** start **

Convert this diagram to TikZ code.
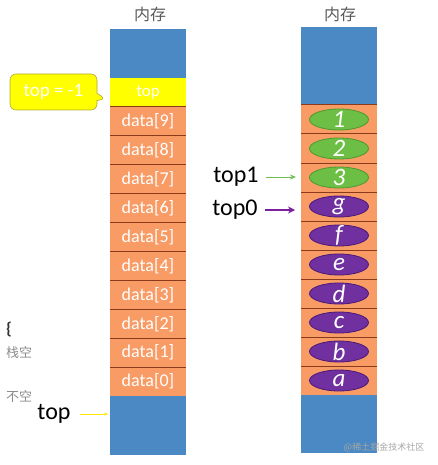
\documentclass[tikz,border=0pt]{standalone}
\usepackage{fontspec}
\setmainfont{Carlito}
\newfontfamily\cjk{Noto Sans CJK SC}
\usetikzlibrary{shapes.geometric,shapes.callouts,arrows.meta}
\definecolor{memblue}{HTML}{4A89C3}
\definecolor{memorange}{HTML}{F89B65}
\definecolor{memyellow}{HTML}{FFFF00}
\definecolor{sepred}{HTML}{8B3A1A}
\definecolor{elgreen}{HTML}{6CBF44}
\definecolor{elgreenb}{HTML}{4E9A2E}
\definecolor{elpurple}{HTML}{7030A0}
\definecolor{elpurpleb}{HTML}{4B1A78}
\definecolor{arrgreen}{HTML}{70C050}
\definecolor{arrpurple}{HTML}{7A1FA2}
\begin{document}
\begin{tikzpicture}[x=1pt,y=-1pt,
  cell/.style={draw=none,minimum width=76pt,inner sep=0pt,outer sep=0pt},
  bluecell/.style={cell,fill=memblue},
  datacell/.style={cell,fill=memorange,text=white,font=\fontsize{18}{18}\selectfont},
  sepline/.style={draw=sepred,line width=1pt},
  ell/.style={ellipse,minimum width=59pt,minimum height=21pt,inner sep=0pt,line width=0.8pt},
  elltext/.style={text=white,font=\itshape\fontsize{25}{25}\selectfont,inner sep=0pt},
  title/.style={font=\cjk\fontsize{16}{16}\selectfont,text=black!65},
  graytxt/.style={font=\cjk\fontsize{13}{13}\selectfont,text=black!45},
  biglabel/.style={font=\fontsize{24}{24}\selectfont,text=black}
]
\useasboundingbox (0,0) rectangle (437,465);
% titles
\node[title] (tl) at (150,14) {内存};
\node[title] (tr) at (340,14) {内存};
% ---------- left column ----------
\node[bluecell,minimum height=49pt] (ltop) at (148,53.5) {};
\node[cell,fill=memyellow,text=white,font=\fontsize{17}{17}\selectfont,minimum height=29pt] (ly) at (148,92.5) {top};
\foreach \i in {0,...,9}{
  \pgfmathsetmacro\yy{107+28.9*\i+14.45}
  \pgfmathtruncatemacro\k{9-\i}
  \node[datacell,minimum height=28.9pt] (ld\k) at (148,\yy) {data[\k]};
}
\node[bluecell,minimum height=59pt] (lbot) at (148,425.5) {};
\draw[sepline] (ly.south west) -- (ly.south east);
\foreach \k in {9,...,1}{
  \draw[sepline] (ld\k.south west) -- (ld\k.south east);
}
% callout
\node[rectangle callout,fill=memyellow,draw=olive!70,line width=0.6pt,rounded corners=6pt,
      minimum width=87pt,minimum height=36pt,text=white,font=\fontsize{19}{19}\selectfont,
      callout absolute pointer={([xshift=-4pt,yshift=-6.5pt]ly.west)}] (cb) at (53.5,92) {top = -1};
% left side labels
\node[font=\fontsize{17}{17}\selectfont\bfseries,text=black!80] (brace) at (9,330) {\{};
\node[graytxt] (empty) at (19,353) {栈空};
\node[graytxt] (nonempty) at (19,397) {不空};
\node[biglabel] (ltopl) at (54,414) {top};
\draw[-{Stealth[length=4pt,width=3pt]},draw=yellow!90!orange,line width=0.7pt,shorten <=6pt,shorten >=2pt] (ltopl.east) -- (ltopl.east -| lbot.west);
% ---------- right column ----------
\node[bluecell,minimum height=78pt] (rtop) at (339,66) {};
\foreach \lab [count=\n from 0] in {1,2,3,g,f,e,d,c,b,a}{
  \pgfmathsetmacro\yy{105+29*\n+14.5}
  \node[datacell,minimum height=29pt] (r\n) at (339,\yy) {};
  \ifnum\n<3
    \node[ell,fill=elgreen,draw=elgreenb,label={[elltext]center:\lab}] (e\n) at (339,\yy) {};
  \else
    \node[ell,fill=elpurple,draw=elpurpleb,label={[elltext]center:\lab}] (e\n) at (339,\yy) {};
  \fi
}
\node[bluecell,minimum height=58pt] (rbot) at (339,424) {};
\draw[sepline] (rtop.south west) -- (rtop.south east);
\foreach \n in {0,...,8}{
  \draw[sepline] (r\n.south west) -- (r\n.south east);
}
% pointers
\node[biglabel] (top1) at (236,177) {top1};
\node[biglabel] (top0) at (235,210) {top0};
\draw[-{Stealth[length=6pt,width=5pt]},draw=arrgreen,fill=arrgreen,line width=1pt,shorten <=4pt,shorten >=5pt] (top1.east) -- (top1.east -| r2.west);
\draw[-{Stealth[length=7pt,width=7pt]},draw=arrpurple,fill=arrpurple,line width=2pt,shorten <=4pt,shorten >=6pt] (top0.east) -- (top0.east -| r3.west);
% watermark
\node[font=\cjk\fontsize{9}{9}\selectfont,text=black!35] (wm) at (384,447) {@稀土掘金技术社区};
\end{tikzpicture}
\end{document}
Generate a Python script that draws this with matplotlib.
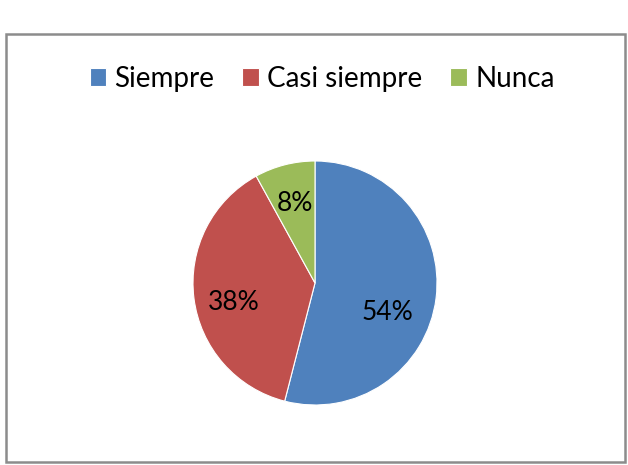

** end **

● **WHAT NEEDS TO BE DONE**
All the material shown above is to be copied exactly, with no pictures carried over.

● **RIGHT ANSWER**
Convert this diagram to TikZ code.
\documentclass[tikz,border=0pt]{standalone}
\usepackage{fontspec}
\setmainfont{Carlito}
\newfontfamily\cjk{Noto Sans CJK SC}
\usetikzlibrary{shapes.geometric,shapes.callouts,arrows.meta}
\definecolor{memblue}{HTML}{4A89C3}
\definecolor{memorange}{HTML}{F89B65}
\definecolor{memyellow}{HTML}{FFFF00}
\definecolor{sepred}{HTML}{8B3A1A}
\definecolor{elgreen}{HTML}{6CBF44}
\definecolor{elgreenb}{HTML}{4E9A2E}
\definecolor{elpurple}{HTML}{7030A0}
\definecolor{elpurpleb}{HTML}{4B1A78}
\definecolor{arrgreen}{HTML}{70C050}
\definecolor{arrpurple}{HTML}{7A1FA2}
\begin{document}
\begin{tikzpicture}[x=1pt,y=-1pt,
  cell/.style={draw=none,minimum width=76pt,inner sep=0pt,outer sep=0pt},
  bluecell/.style={cell,fill=memblue},
  datacell/.style={cell,fill=memorange,text=white,font=\fontsize{18}{18}\selectfont},
  sepline/.style={draw=sepred,line width=1pt},
  ell/.style={ellipse,minimum width=59pt,minimum height=21pt,inner sep=0pt,line width=0.8pt},
  elltext/.style={text=white,font=\itshape\fontsize{25}{25}\selectfont,inner sep=0pt},
  title/.style={font=\cjk\fontsize{16}{16}\selectfont,text=black!65},
  graytxt/.style={font=\cjk\fontsize{13}{13}\selectfont,text=black!45},
  biglabel/.style={font=\fontsize{24}{24}\selectfont,text=black}
]
\useasboundingbox (0,0) rectangle (437,465);
% titles
\node[title] (tl) at (150,14) {内存};
\node[title] (tr) at (340,14) {内存};
% ---------- left column ----------
\node[bluecell,minimum height=49pt] (ltop) at (148,53.5) {};
\node[cell,fill=memyellow,text=white,font=\fontsize{17}{17}\selectfont,minimum height=29pt] (ly) at (148,92.5) {top};
\foreach \i in {0,...,9}{
  \pgfmathsetmacro\yy{107+28.9*\i+14.45}
  \pgfmathtruncatemacro\k{9-\i}
  \node[datacell,minimum height=28.9pt] (ld\k) at (148,\yy) {data[\k]};
}
\node[bluecell,minimum height=59pt] (lbot) at (148,425.5) {};
\draw[sepline] (ly.south west) -- (ly.south east);
\foreach \k in {9,...,1}{
  \draw[sepline] (ld\k.south west) -- (ld\k.south east);
}
% callout
\node[rectangle callout,fill=memyellow,draw=olive!70,line width=0.6pt,rounded corners=6pt,
      minimum width=87pt,minimum height=36pt,text=white,font=\fontsize{19}{19}\selectfont,
      callout absolute pointer={([xshift=-4pt,yshift=-6.5pt]ly.west)}] (cb) at (53.5,92) {top = -1};
% left side labels
\node[font=\fontsize{17}{17}\selectfont\bfseries,text=black!80] (brace) at (9,330) {\{};
\node[graytxt] (empty) at (19,353) {栈空};
\node[graytxt] (nonempty) at (19,397) {不空};
\node[biglabel] (ltopl) at (54,414) {top};
\draw[-{Stealth[length=4pt,width=3pt]},draw=yellow!90!orange,line width=0.7pt,shorten <=6pt,shorten >=2pt] (ltopl.east) -- (ltopl.east -| lbot.west);
% ---------- right column ----------
\node[bluecell,minimum height=78pt] (rtop) at (339,66) {};
\foreach \lab [count=\n from 0] in {1,2,3,g,f,e,d,c,b,a}{
  \pgfmathsetmacro\yy{105+29*\n+14.5}
  \node[datacell,minimum height=29pt] (r\n) at (339,\yy) {};
  \ifnum\n<3
    \node[ell,fill=elgreen,draw=elgreenb,label={[elltext]center:\lab}] (e\n) at (339,\yy) {};
  \else
    \node[ell,fill=elpurple,draw=elpurpleb,label={[elltext]center:\lab}] (e\n) at (339,\yy) {};
  \fi
}
\node[bluecell,minimum height=58pt] (rbot) at (339,424) {};
\draw[sepline] (rtop.south west) -- (rtop.south east);
\foreach \n in {0,...,8}{
  \draw[sepline] (r\n.south west) -- (r\n.south east);
}
% pointers
\node[biglabel] (top1) at (236,177) {top1};
\node[biglabel] (top0) at (235,210) {top0};
\draw[-{Stealth[length=6pt,width=5pt]},draw=arrgreen,fill=arrgreen,line width=1pt,shorten <=4pt,shorten >=5pt] (top1.east) -- (top1.east -| r2.west);
\draw[-{Stealth[length=7pt,width=7pt]},draw=arrpurple,fill=arrpurple,line width=2pt,shorten <=4pt,shorten >=6pt] (top0.east) -- (top0.east -| r3.west);
% watermark
\node[font=\cjk\fontsize{9}{9}\selectfont,text=black!35] (wm) at (384,447) {@稀土掘金技术社区};
\end{tikzpicture}
\end{document}
Generate a Python script that draws this with matplotlib.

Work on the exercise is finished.